Madame la présidente, monsieur le ministre, monsieur le président de la commission du développement durable, messieurs les rapporteurs, chers collègues, le coût annuel de la fraude dans les transports publics en France est estimé à 500 millions d’euros. Pour bien mesurer l’ampleur de cette somme, il faut se dire qu’elle correspond à la moitié des investissements réalisés par le Syndicat des transports d’Île-de-France en 2015 pour moderniser les transports dans la région capitale.
Lutter contre la fraude est donc un impératif économique : c’est se donner les moyens de financer les investissements nécessaires pour offrir des transports de qualité à nos concitoyens – surtout quand on sait qu’en Île-de-France, la baisse du prix du passe Navigo prive le STIF de 400 millions d’euros par an, somme qu’il pourrait investir !
Lutter contre la fraude est aussi un impératif démocratique et social. On ne doit plus accepter qu’autant de personnes se dispensent de participer au financement d’un service public dont ils sont, en tant qu’usagers, les premiers bénéficiaires. Le financement des transports publics en France n’est assuré qu’à 17 % par les tickets payés par les voyageurs – 26 % en Île-de-France. Le reste est malheureusement à la charge des entreprises et des collectivités publiques – ce qui alourdit, in fine, la dette.
Cela signifie que tout manque à gagner est mécaniquement reporté sur le pouvoir d’achat des salariés, via la taxe sur les salaires ou des impôts supplémentaires, ou se traduit directement par une diminution des investissements. La fraude est donc le symbole même de l’injustice, car ce sont les usagers et les contribuables qui payent pour les fraudeurs !
La réglementation actuelle suscite un sentiment d’impunité chez les fraudeurs, et d’exaspération chez les usagers honnêtes. D’après la SNCF, moins de 10 % des amendes sont payées.
En comparaison, le taux de recouvrement des amendes de stationnement est de 50 %, et celui des amendes générées par les radars automatiques de 70 %. Ce décalage s’explique par une raison simple : chaque véhicule est identifié par sa plaque d’immatriculation. Ce n’est pas le cas dans les transports en commun, où les usagers ne sont pas tenus de porter une pièce d’identité sur eux. Résultat : les fraudeurs donnent des adresses fantaisistes et on ne les retrouve pas.

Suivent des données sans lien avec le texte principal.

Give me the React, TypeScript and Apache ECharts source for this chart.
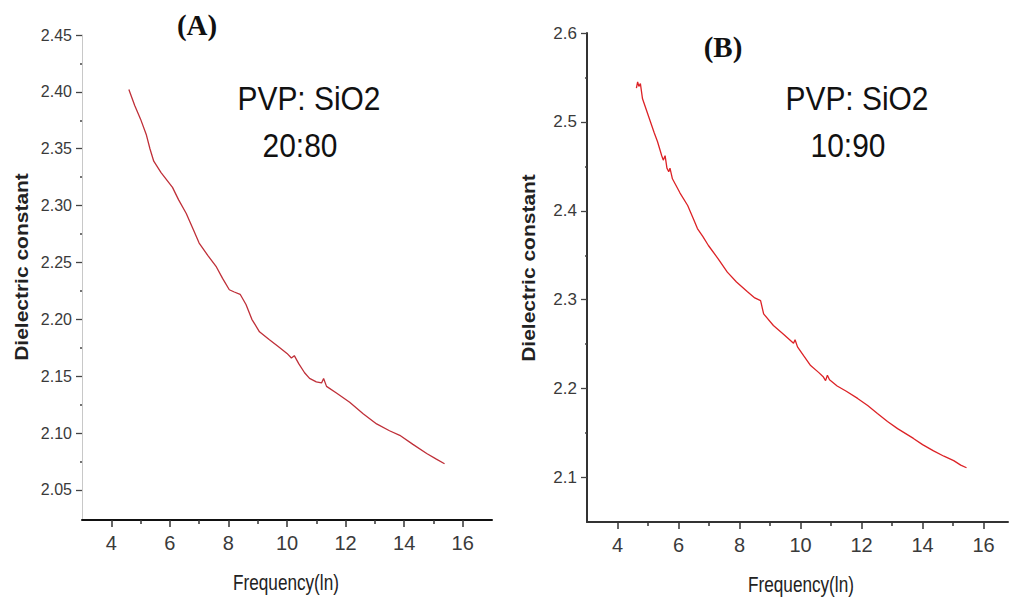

Nous avons donc réclamé, en commission, que soit instaurée l’obligation de porter une carte nationale d’identité lorsque l’on utilise les transports. Il faut bien avoir une pièce d’identité pour prendre l’avion, et son permis de conduire et sa carte grise lorsque l’on conduit sa voiture. En quoi serait-il choquant d’avoir sa pièce d’identité dans le métro, dans le bus ou dans le train ?
Cet amendement a été rejeté au motif que seuls les agents de police peuvent contrôler l’identité des personnes et que l’obligation du port de la carte d’identité doit être d’ordre général, donc faire l’objet d’un texte plus large.
Nous avons toutefois pu faire adopter en commission un amendement qui oblige tout voyageur ne possédant pas de titre de transport valable à être en possession d’un document qui atteste son identité. J’y ajoute la création d’un délit de fuite lorsque le fraudeur, qui refuse de présenter ses papiers, ne se tient pas à la disposition des agents de contrôle le temps que ces derniers préviennent les agents de police habilités à effectuer un contrôle d’identité. Enfin, deux mois d’emprisonnement pourront désormais être requis en cas de déclaration de fausse identité.
Le dispositif de lutte contre la fraude, ainsi renforcé, satisfait en partie nos demandes même si nous regrettons que la majorité ne soit pas allée plus loin, notamment en matière de « délit d’habitude ». En ce domaine je propose de sanctionner pénalement un voyageur au bout de trois récidives et non de cinq.